By Alison Gary
"You have to spend money to save money." We have heard this when it comes to renovating our homes for a sell, or starting a business. Well this rule holds true for fashion. Sometimes you need to spend money to make (or save) money.
Quality clothing is usually more durable and classically-styled than its cheaper counterparts, resulting in less money spent on the wardrobe and more for the wallet. However, there is another way that spending money can support your bank account in the long run.
Your New Best Friend – The Tailor
Heels were hip, but now flats are where it’s at. You finally got rid of that baby weight and back into a size eight. You’re 5’1” in a 5’6” world. There are many reasons why the clothing you either own or hope to own isn’t quite right and could use a bit of sewing modification. A good tailor can help you out to take your current wardrobe and make it fit the current trends AND your current figure. Instead of settling for garments that “sorta” work on your petite/curvy/lanky or otherwise non-mannequin frame, take them to a tailor so they can have a custom fit.
The price for tailoring is far less than you’d expect; in Washington DC you can get a pair of jeans shortened and the original hem replaced for an original look starting at $20, or sleeves of a trench shortened for $7. In Boston, a dress can be altered to fit recent weight loss for as low as $15. When you factor the price of replacing these garments, these rates for alterations can be quite the investment.
Once you have found a tailor, start small with a hem of pants or a dress to see if you like their quality, pricing and turnaround.
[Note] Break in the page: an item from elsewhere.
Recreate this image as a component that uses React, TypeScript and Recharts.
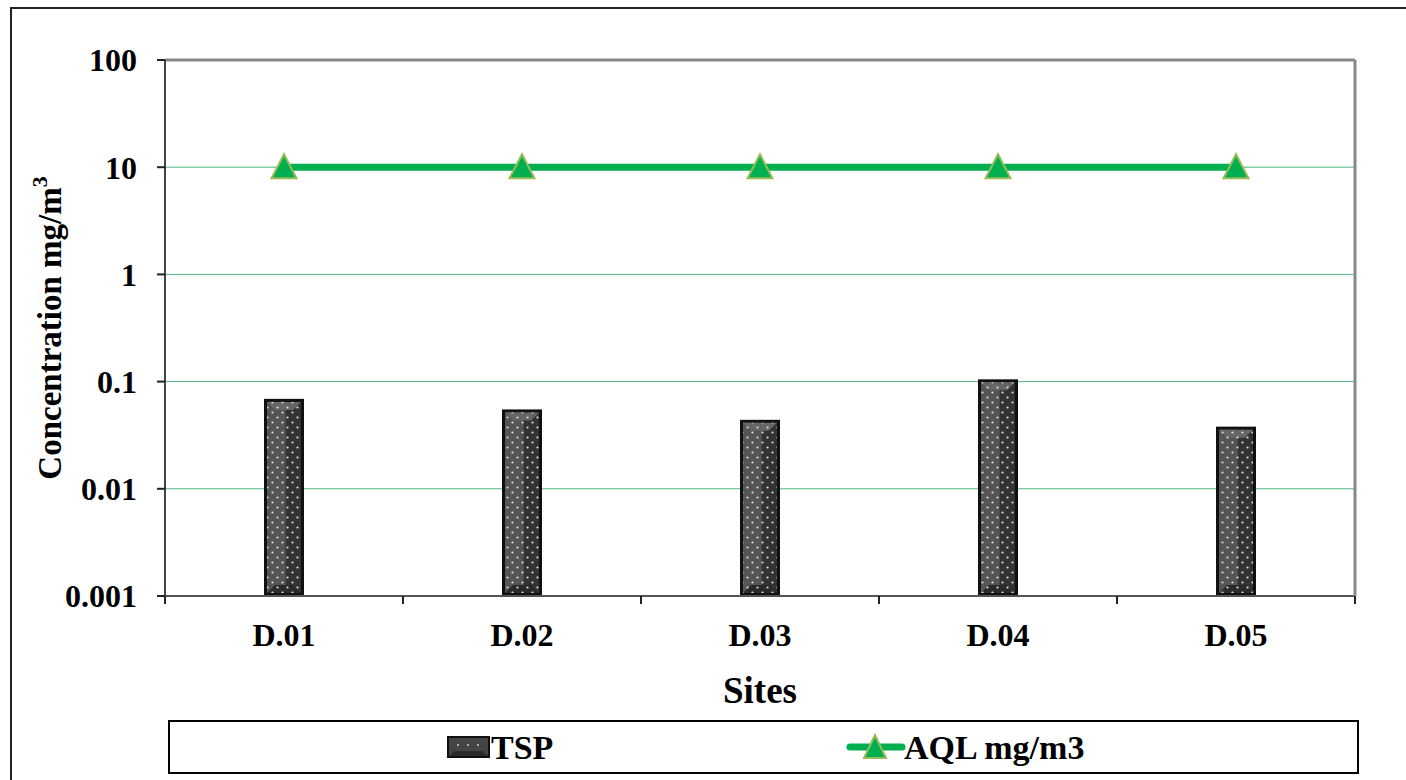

If they do a great job, then you can advance with more complicated alterations. Be sure to come with the foundation garments and shoes you plan to wear with the garment to ensure a perfect fit. There’s no need to replace an entire wardrobe or shop high-priced specialty boutiques for your figure when you have a reliable and reasonably-priced tailor down the street!
The Return of the Cobbler
When I asked friends, it seems they never have used a cobbler and think of the trade as one used back in the day to keep a person’s one pair of shoes from falling apart. A heel breaks, a boot’s sole wears thin and shoes in this millennium head for the local Goodwill or landfill. As with a tailor, it is far cheaper in the long run to repair that which you already own than to replace it.
My friend has a great pair of knee-high boots; she got them for a song in an end-of-season sale a decade ago, yet these boots still look new and garner many compliments. How does she keep them looking so fresh? Each fall she takes these boots to her local cobbler to be reheeled and resoled. When she lost weight, she had the cobbler make the boot shaft narrower, and when she got a job that required her to be on her feet more often, she consulted the cobbler and invested in new insoles and a more flexible sole. These boots have more than paid for themselves over the years, and the small repairs she makes yearly to them is far cheaper than purchasing a new pair.
To find a great cobbler ask around and search the Internet for reviews. Also check with your local higher-end department store; they occasionally have a cobbler onsite that will work on items both purchased at the store and not (shoes not bought at the store usually cost more to be repaired but the prices are competitive with other local vendors). Working with one of these cobblers ensures you receive the good quality department stores demand.
Cobblers can do more than replace the sole of your shoe; they can shorten a heel height, replace zippers and buckles, add a strap, change the shape of the vamp and add girth or narrow the shaft of a boot. In Seattle, a zipper replacement or sole repair is less than $10; in Cleveland a yearly repair, zipper replacement and polishing can be found for as little as $15.
When you visit the cobbler, go at a time when you have time. Be able to explain in detail what you want, put on the shoes if it is a matter of changing heel height or shape of the shoe. And trust the cobbler’s opinion – if he says he cannot do what you ask, do not force him. Get a second opinion at a different shop if you do not believe his response, but forcing a cobbler to do work he is not familiar or comfortable with could cause your shoe to be ruined.
If you are savvy with your original purchases and keep them in style and in shape with alterations and repairs, a well-made quality wardrobe can give you many years of wear and style.